**PROVIDED MATERIAL:**
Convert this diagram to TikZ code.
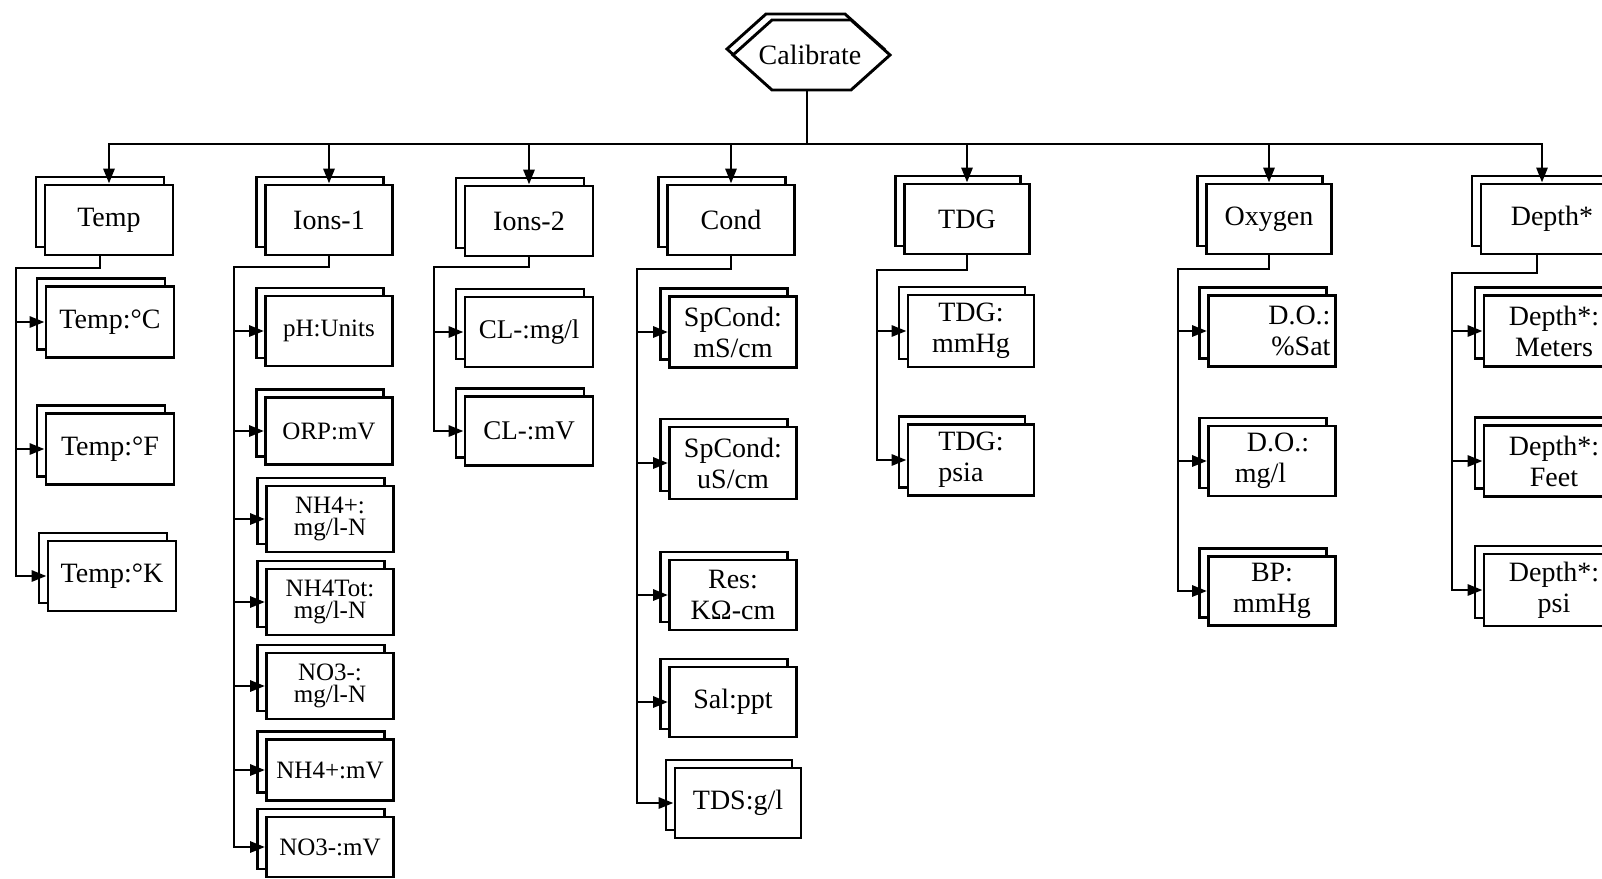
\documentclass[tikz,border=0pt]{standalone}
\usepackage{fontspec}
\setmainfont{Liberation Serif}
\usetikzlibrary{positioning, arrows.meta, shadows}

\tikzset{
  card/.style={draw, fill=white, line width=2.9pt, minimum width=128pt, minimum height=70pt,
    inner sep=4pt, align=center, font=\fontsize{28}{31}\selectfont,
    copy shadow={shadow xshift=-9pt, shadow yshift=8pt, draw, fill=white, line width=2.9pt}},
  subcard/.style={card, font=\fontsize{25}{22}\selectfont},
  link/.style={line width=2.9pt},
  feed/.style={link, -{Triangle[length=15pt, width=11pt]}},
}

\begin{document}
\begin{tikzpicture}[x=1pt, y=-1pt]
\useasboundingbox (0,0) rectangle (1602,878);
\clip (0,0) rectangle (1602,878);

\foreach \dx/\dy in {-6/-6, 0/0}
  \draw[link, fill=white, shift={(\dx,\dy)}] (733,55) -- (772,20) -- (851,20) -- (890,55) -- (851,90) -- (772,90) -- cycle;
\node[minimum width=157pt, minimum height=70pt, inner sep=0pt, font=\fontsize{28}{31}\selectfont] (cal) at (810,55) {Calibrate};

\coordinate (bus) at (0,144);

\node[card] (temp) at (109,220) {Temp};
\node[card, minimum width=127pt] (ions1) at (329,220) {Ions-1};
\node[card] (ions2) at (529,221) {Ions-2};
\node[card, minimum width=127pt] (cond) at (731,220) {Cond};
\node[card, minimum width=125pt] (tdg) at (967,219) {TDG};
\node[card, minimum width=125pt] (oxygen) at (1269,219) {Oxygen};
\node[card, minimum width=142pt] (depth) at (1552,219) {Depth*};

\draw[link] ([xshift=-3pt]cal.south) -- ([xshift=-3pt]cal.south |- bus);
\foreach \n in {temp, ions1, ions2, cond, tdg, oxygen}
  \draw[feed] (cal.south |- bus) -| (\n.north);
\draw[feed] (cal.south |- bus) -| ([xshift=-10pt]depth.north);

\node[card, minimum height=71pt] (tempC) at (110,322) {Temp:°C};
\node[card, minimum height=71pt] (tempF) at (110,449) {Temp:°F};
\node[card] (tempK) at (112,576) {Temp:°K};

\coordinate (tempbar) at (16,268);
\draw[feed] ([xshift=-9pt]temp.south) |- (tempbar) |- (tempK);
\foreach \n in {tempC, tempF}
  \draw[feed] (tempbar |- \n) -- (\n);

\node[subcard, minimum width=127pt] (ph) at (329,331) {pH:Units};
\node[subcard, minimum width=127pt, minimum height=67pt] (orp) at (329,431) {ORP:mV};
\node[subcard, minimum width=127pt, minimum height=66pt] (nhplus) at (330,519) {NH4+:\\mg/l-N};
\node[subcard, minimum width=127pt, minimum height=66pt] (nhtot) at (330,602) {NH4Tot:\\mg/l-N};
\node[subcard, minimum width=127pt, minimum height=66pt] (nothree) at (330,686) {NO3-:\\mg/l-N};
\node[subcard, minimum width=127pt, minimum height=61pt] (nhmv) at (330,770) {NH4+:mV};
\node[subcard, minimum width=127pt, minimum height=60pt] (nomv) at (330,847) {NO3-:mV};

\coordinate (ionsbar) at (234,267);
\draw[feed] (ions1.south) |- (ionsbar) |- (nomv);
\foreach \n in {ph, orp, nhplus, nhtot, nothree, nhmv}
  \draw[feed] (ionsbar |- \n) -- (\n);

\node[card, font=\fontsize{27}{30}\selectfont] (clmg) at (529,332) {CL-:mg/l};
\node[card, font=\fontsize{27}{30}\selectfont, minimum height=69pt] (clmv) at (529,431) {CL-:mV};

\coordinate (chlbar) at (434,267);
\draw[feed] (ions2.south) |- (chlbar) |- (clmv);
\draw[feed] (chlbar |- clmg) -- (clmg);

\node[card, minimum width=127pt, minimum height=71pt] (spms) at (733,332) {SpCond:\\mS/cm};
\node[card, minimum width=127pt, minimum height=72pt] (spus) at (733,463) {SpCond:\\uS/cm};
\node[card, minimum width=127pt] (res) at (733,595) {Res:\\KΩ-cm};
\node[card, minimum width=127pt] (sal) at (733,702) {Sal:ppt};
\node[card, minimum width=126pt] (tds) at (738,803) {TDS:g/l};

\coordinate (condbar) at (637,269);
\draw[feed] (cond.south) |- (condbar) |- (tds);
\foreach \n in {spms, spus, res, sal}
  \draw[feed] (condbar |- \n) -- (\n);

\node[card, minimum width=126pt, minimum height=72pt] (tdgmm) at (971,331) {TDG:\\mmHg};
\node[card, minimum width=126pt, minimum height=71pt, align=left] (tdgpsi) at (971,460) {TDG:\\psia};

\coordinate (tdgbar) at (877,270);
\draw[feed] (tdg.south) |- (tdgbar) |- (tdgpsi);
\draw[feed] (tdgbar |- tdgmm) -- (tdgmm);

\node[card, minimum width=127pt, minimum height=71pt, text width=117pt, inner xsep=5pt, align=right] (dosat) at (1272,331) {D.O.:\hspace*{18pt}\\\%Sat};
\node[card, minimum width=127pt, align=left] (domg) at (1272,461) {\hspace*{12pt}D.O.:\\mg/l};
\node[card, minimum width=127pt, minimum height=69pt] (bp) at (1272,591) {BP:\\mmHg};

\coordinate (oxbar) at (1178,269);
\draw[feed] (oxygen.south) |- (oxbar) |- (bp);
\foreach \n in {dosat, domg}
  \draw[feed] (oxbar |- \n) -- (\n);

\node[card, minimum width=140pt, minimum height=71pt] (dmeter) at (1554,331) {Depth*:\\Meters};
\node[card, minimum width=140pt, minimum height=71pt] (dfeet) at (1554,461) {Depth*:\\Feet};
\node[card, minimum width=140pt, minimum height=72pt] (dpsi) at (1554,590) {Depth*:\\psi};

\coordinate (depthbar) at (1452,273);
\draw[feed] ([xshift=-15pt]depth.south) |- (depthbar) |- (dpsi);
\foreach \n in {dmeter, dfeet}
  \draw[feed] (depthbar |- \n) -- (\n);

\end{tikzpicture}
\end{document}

**THE REQUEST:**
Pictures stay out. Repeat only the lines from the beginning of the data through the line that has "(bus) at (0,144);".

**EXPECTED OUTPUT:**
Convert this diagram to TikZ code.
\documentclass[tikz,border=0pt]{standalone}
\usepackage{fontspec}
\setmainfont{Liberation Serif}
\usetikzlibrary{positioning, arrows.meta, shadows}

\tikzset{
  card/.style={draw, fill=white, line width=2.9pt, minimum width=128pt, minimum height=70pt,
    inner sep=4pt, align=center, font=\fontsize{28}{31}\selectfont,
    copy shadow={shadow xshift=-9pt, shadow yshift=8pt, draw, fill=white, line width=2.9pt}},
  subcard/.style={card, font=\fontsize{25}{22}\selectfont},
  link/.style={line width=2.9pt},
  feed/.style={link, -{Triangle[length=15pt, width=11pt]}},
}

\begin{document}
\begin{tikzpicture}[x=1pt, y=-1pt]
\useasboundingbox (0,0) rectangle (1602,878);
\clip (0,0) rectangle (1602,878);

\foreach \dx/\dy in {-6/-6, 0/0}
  \draw[link, fill=white, shift={(\dx,\dy)}] (733,55) -- (772,20) -- (851,20) -- (890,55) -- (851,90) -- (772,90) -- cycle;
\node[minimum width=157pt, minimum height=70pt, inner sep=0pt, font=\fontsize{28}{31}\selectfont] (cal) at (810,55) {Calibrate};

\coordinate (bus) at (0,144);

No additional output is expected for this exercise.